From the first line of the data below through the line bearing "-0.008, 0.010, 0.012]", reproduce each line exactly; do not include pictures.

— Begin —

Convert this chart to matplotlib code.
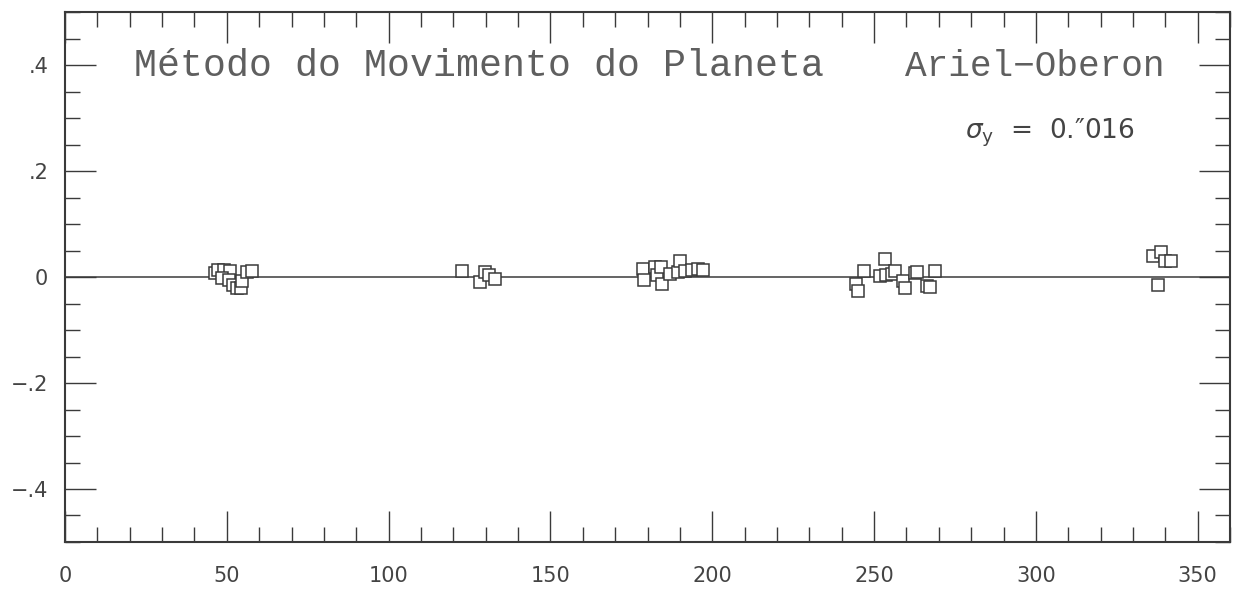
import numpy as np
import matplotlib.pyplot as plt
from matplotlib.ticker import MultipleLocator, FuncFormatter

# residuos em y (") versus longitude orbital (graus)
lon_1 = [46.3, 47.4, 49.2, 51.0, 48.4, 50.6, 51.8, 53.0, 54.5, 54.8, 56.3, 57.8]
res_1 = [0.008, 0.014, 0.014, 0.012, -0.002, -0.006, -0.015, -0.021, -0.021, -0.008, 0.010, 0.012]

lon_2 = [122.6, 128.2, 129.7, 131.0, 132.8]
res_2 = [0.011, -0.009, 0.010, 0.004, -0.003]

lon_3 = [178.7, 178.9, 182.3, 182.8, 184.3, 184.6, 186.9, 189.5, 190.0, 191.5, 193.6, 195.6, 197.2]
res_3 = [0.016, -0.006, 0.019, 0.003, 0.019, -0.013, 0.005, 0.009, 0.031, 0.011, 0.013, 0.016, 0.014]

lon_4 = [244.3, 245.0, 246.8, 251.8, 253.3, 253.8, 255.4, 256.6, 258.8, 259.7, 262.6, 263.2, 266.3, 267.2, 268.8]
res_4 = [-0.013, -0.026, 0.012, 0.002, 0.034, 0.003, 0.006, 0.011, -0.008, -0.020, 0.008, 0.010, -0.017, -0.019, 0.012]

lon_5 = [336.3, 338.8, 339.9, 341.6, 337.8]
res_5 = [0.040, 0.047, 0.031, 0.030, -0.016]

titulo = "Método do Movimento do Planeta"
satelites = "Ariel\u2212Oberon"
sigma_txt = "$\\sigma_{\\rm y}$  =  0.\u2033016"

cor = "#3a3a3a"

fig = plt.figure(figsize=(12.41, 5.89), dpi=100)
ax = fig.add_axes([0.0524, 0.0798, 0.9388, 0.8998])

ax.axhline(0, color=cor, lw=1.1, zorder=1)

for lon, res in [(lon_1, res_1), (lon_2, res_2), (lon_3, res_3), (lon_4, res_4), (lon_5, res_5)]:
    ax.plot(lon, res, ls="none", marker="s", ms=8.5, mfc="white", mec=cor, mew=1.1, zorder=3)

ax.set_xlim(0, 360)
ax.set_ylim(-0.5, 0.5)

ax.xaxis.set_major_locator(MultipleLocator(50))
ax.xaxis.set_minor_locator(MultipleLocator(10))
ax.yaxis.set_major_locator(MultipleLocator(0.2))
ax.yaxis.set_minor_locator(MultipleLocator(0.05))


def fmt_y(v, pos):
    if abs(v) < 1e-9:
        return "0"
    s = "%.1f" % abs(v)
    s = s.lstrip("0")
    return ("\u2212" if v < 0 else "") + s


ax.yaxis.set_major_formatter(FuncFormatter(fmt_y))
ax.set_xticks([0, 50, 100, 150, 200, 250, 300, 350])

ax.tick_params(which="both", direction="in", top=True, right=True, colors=cor, width=1.0)
ax.tick_params(which="major", length=22)
ax.tick_params(which="minor", length=11)
ax.tick_params(axis="x", which="major", pad=17, labelsize=15, labelcolor="#444444")
ax.tick_params(axis="y", which="major", pad=12, labelsize=15, labelcolor="#444444")

for sp in ax.spines.values():
    sp.set_color(cor)
    sp.set_linewidth(1.5)

ax.text(0.059, 0.898, titulo, transform=ax.transAxes, fontsize=27.5,
        family="Liberation Mono", color="#5f5f5f", va="center", ha="left")
ax.text(0.721, 0.898, satelites, transform=ax.transAxes, fontsize=26,
        family="Liberation Mono", color="#5f5f5f", va="center", ha="left")
ax.text(0.918, 0.772, sigma_txt, transform=ax.transAxes, fontsize=19,
        color="#444444", va="center", ha="right")

fig.savefig("out.png", dpi=100)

— End —

TASK OUTPUT:
Convert this chart to matplotlib code.
import numpy as np
import matplotlib.pyplot as plt
from matplotlib.ticker import MultipleLocator, FuncFormatter

# residuos em y (") versus longitude orbital (graus)
lon_1 = [46.3, 47.4, 49.2, 51.0, 48.4, 50.6, 51.8, 53.0, 54.5, 54.8, 56.3, 57.8]
res_1 = [0.008, 0.014, 0.014, 0.012, -0.002, -0.006, -0.015, -0.021, -0.021, -0.008, 0.010, 0.012]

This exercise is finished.